Problem »
Reproduce every line of the material below, but drop the pictures.

Excerpted data »
* * * * * * * * *
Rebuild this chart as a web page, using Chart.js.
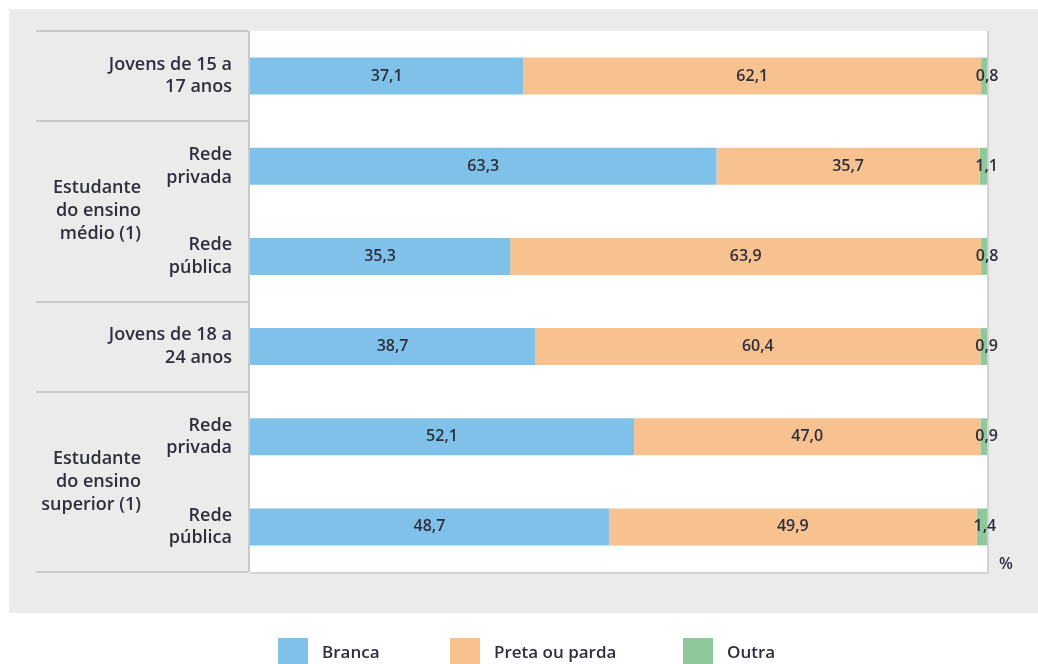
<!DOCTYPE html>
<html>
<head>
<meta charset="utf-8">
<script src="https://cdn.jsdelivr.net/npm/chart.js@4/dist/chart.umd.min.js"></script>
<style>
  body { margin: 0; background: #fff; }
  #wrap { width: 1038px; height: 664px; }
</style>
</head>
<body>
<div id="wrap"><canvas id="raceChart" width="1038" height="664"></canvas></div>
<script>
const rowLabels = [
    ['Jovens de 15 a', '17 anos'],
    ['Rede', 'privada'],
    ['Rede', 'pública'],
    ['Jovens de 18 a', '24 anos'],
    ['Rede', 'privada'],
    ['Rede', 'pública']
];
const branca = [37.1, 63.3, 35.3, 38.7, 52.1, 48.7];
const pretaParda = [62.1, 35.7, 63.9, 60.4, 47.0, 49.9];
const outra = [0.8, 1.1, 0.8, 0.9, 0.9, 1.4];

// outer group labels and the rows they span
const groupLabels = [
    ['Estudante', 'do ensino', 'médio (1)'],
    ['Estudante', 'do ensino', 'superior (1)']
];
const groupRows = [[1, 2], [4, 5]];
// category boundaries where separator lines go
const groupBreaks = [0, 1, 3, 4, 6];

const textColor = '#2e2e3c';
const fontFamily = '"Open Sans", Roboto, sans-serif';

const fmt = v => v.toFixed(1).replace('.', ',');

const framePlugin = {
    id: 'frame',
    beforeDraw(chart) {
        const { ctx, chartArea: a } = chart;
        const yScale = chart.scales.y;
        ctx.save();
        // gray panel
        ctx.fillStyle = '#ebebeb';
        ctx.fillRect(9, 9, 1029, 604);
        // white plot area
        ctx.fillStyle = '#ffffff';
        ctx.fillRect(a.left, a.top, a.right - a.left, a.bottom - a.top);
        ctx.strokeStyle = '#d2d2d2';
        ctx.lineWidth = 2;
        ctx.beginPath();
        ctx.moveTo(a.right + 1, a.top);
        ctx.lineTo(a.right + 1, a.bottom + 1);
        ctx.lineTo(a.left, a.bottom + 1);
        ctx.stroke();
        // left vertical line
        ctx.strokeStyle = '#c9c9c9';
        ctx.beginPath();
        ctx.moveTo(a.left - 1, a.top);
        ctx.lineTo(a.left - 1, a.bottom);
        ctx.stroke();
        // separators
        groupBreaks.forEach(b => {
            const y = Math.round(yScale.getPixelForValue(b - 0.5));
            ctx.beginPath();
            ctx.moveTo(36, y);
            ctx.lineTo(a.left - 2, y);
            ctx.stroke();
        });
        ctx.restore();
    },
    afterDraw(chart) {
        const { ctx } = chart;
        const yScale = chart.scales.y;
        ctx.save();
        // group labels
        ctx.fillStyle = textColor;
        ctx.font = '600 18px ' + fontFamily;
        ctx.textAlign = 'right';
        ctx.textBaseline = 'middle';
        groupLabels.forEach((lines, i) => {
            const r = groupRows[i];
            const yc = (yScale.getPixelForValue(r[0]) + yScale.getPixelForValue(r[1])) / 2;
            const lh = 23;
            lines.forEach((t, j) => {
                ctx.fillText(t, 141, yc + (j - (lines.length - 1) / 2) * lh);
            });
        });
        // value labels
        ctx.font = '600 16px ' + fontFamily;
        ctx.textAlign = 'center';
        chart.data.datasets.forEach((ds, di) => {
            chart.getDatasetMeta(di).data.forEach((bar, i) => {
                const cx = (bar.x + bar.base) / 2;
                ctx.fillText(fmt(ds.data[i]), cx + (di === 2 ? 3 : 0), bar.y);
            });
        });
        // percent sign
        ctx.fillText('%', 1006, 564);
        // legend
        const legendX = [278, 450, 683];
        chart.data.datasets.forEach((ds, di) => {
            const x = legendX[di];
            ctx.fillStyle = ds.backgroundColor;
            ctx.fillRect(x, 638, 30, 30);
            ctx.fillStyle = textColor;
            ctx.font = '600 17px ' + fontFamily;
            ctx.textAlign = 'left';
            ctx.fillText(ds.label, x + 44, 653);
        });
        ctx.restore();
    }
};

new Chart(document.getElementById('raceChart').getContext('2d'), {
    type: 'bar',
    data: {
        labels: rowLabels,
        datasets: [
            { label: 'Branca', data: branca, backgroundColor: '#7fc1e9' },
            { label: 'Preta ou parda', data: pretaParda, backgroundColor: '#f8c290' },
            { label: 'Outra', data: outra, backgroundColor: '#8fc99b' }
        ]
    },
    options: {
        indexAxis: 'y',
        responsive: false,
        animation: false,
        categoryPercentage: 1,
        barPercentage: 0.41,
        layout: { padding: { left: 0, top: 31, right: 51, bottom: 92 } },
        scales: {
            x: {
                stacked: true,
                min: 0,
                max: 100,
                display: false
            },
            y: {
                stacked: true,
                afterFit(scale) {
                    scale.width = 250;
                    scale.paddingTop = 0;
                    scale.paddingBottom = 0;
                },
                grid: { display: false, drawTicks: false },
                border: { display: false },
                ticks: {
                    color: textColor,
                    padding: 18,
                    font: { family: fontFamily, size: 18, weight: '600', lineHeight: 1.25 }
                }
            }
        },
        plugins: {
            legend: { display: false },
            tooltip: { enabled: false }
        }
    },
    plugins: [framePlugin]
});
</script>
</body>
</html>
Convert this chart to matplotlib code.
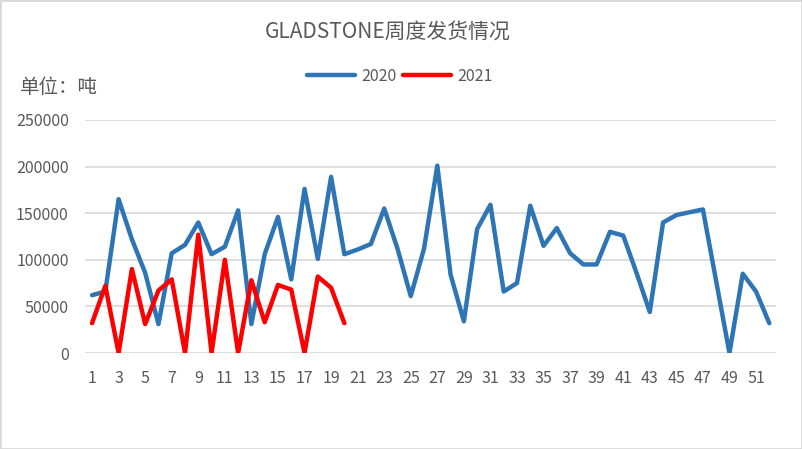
* * * * * * * * *
Full solution »
Rebuild this chart as a web page, using Chart.js.
<!DOCTYPE html>
<html>
<head>
<meta charset="utf-8">
<script src="https://cdn.jsdelivr.net/npm/chart.js@4/dist/chart.umd.min.js"></script>
<style>
  body { margin: 0; background: #fff; }
  #wrap { width: 1038px; height: 664px; }
</style>
</head>
<body>
<div id="wrap"><canvas id="raceChart" width="1038" height="664"></canvas></div>
<script>
const rowLabels = [
    ['Jovens de 15 a', '17 anos'],
    ['Rede', 'privada'],
    ['Rede', 'pública'],
    ['Jovens de 18 a', '24 anos'],
    ['Rede', 'privada'],
    ['Rede', 'pública']
];
const branca = [37.1, 63.3, 35.3, 38.7, 52.1, 48.7];
const pretaParda = [62.1, 35.7, 63.9, 60.4, 47.0, 49.9];
const outra = [0.8, 1.1, 0.8, 0.9, 0.9, 1.4];

// outer group labels and the rows they span
const groupLabels = [
    ['Estudante', 'do ensino', 'médio (1)'],
    ['Estudante', 'do ensino', 'superior (1)']
];
const groupRows = [[1, 2], [4, 5]];
// category boundaries where separator lines go
const groupBreaks = [0, 1, 3, 4, 6];

const textColor = '#2e2e3c';
const fontFamily = '"Open Sans", Roboto, sans-serif';

const fmt = v => v.toFixed(1).replace('.', ',');

const framePlugin = {
    id: 'frame',
    beforeDraw(chart) {
        const { ctx, chartArea: a } = chart;
        const yScale = chart.scales.y;
        ctx.save();
        // gray panel
        ctx.fillStyle = '#ebebeb';
        ctx.fillRect(9, 9, 1029, 604);
        // white plot area
        ctx.fillStyle = '#ffffff';
        ctx.fillRect(a.left, a.top, a.right - a.left, a.bottom - a.top);
        ctx.strokeStyle = '#d2d2d2';
        ctx.lineWidth = 2;
        ctx.beginPath();
        ctx.moveTo(a.right + 1, a.top);
        ctx.lineTo(a.right + 1, a.bottom + 1);
        ctx.lineTo(a.left, a.bottom + 1);
        ctx.stroke();
        // left vertical line
        ctx.strokeStyle = '#c9c9c9';
        ctx.beginPath();
        ctx.moveTo(a.left - 1, a.top);
        ctx.lineTo(a.left - 1, a.bottom);
        ctx.stroke();
        // separators
        groupBreaks.forEach(b => {
            const y = Math.round(yScale.getPixelForValue(b - 0.5));
            ctx.beginPath();
            ctx.moveTo(36, y);
            ctx.lineTo(a.left - 2, y);
            ctx.stroke();
        });
        ctx.restore();
    },
    afterDraw(chart) {
        const { ctx } = chart;
        const yScale = chart.scales.y;
        ctx.save();
        // group labels
        ctx.fillStyle = textColor;
        ctx.font = '600 18px ' + fontFamily;
        ctx.textAlign = 'right';
        ctx.textBaseline = 'middle';
        groupLabels.forEach((lines, i) => {
            const r = groupRows[i];
            const yc = (yScale.getPixelForValue(r[0]) + yScale.getPixelForValue(r[1])) / 2;
            const lh = 23;
            lines.forEach((t, j) => {
                ctx.fillText(t, 141, yc + (j - (lines.length - 1) / 2) * lh);
            });
        });
        // value labels
        ctx.font = '600 16px ' + fontFamily;
        ctx.textAlign = 'center';
        chart.data.datasets.forEach((ds, di) => {
            chart.getDatasetMeta(di).data.forEach((bar, i) => {
                const cx = (bar.x + bar.base) / 2;
                ctx.fillText(fmt(ds.data[i]), cx + (di === 2 ? 3 : 0), bar.y);
            });
        });
        // percent sign
        ctx.fillText('%', 1006, 564);
        // legend
        const legendX = [278, 450, 683];
        chart.data.datasets.forEach((ds, di) => {
            const x = legendX[di];
            ctx.fillStyle = ds.backgroundColor;
            ctx.fillRect(x, 638, 30, 30);
            ctx.fillStyle = textColor;
            ctx.font = '600 17px ' + fontFamily;
            ctx.textAlign = 'left';
            ctx.fillText(ds.label, x + 44, 653);
        });
        ctx.restore();
    }
};

new Chart(document.getElementById('raceChart').getContext('2d'), {
    type: 'bar',
    data: {
        labels: rowLabels,
        datasets: [
            { label: 'Branca', data: branca, backgroundColor: '#7fc1e9' },
            { label: 'Preta ou parda', data: pretaParda, backgroundColor: '#f8c290' },
            { label: 'Outra', data: outra, backgroundColor: '#8fc99b' }
        ]
    },
    options: {
        indexAxis: 'y',
        responsive: false,
        animation: false,
        categoryPercentage: 1,
        barPercentage: 0.41,
        layout: { padding: { left: 0, top: 31, right: 51, bottom: 92 } },
        scales: {
            x: {
                stacked: true,
                min: 0,
                max: 100,
                display: false
            },
            y: {
                stacked: true,
                afterFit(scale) {
                    scale.width = 250;
                    scale.paddingTop = 0;
                    scale.paddingBottom = 0;
                },
                grid: { display: false, drawTicks: false },
                border: { display: false },
                ticks: {
                    color: textColor,
                    padding: 18,
                    font: { family: fontFamily, size: 18, weight: '600', lineHeight: 1.25 }
                }
            }
        },
        plugins: {
            legend: { display: false },
            tooltip: { enabled: false }
        }
    },
    plugins: [framePlugin]
});
</script>
</body>
</html>
Convert this chart to matplotlib code.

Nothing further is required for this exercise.